— start of Data to use —

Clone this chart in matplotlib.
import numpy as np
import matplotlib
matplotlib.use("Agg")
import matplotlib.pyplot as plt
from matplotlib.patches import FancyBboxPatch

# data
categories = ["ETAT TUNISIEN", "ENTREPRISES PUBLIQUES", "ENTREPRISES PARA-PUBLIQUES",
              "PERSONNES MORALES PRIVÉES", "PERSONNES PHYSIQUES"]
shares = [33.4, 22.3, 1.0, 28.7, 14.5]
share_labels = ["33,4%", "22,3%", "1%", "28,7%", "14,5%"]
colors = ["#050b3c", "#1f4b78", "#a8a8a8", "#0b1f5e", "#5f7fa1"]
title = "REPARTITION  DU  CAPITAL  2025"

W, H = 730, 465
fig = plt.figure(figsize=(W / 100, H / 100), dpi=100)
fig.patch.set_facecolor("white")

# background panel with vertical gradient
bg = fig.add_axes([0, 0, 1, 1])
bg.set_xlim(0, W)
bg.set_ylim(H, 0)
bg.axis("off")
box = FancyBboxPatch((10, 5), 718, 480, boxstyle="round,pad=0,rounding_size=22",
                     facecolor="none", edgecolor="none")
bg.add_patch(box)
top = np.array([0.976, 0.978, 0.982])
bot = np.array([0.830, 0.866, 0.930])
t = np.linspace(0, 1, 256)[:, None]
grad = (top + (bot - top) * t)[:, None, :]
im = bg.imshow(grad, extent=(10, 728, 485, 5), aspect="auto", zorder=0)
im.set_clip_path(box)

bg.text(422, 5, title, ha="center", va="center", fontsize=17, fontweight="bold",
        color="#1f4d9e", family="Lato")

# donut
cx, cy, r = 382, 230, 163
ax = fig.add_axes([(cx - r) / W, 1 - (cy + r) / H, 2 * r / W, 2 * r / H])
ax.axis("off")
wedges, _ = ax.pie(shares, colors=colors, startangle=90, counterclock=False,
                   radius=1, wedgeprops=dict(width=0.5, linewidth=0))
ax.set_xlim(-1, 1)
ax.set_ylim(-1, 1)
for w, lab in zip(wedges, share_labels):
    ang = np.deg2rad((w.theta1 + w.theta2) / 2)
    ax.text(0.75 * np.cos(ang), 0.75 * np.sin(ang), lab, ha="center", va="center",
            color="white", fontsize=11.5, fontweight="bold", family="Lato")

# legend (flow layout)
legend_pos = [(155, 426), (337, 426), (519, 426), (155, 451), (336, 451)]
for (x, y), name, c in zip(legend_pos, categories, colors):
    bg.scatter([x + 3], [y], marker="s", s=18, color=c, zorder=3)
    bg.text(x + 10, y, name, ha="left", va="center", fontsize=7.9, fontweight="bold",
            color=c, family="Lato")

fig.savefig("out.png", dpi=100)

— end of Data to use —
— start of Data to use —

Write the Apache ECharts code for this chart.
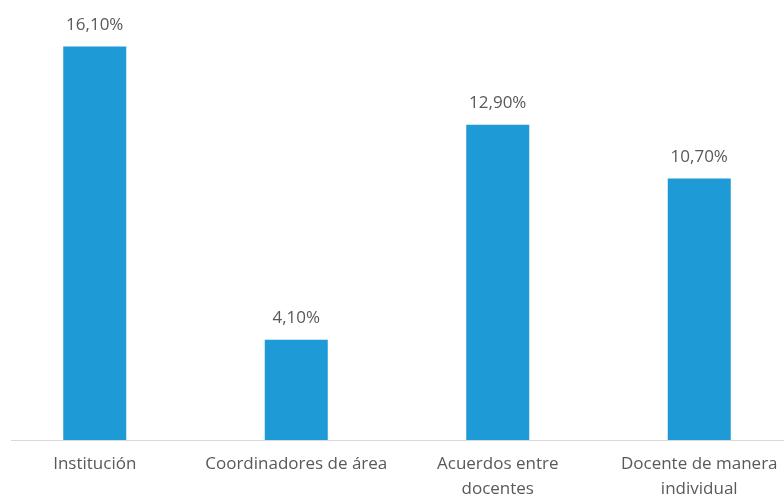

— end of Data to use —

Given instruction
Working from the listing above, pick out every line that has "matplotlib" and copy it.

Reply to the exercise
Clone this chart in matplotlib.
import matplotlib
matplotlib.use("Agg")
import matplotlib.pyplot as plt
from matplotlib.patches import FancyBboxPatch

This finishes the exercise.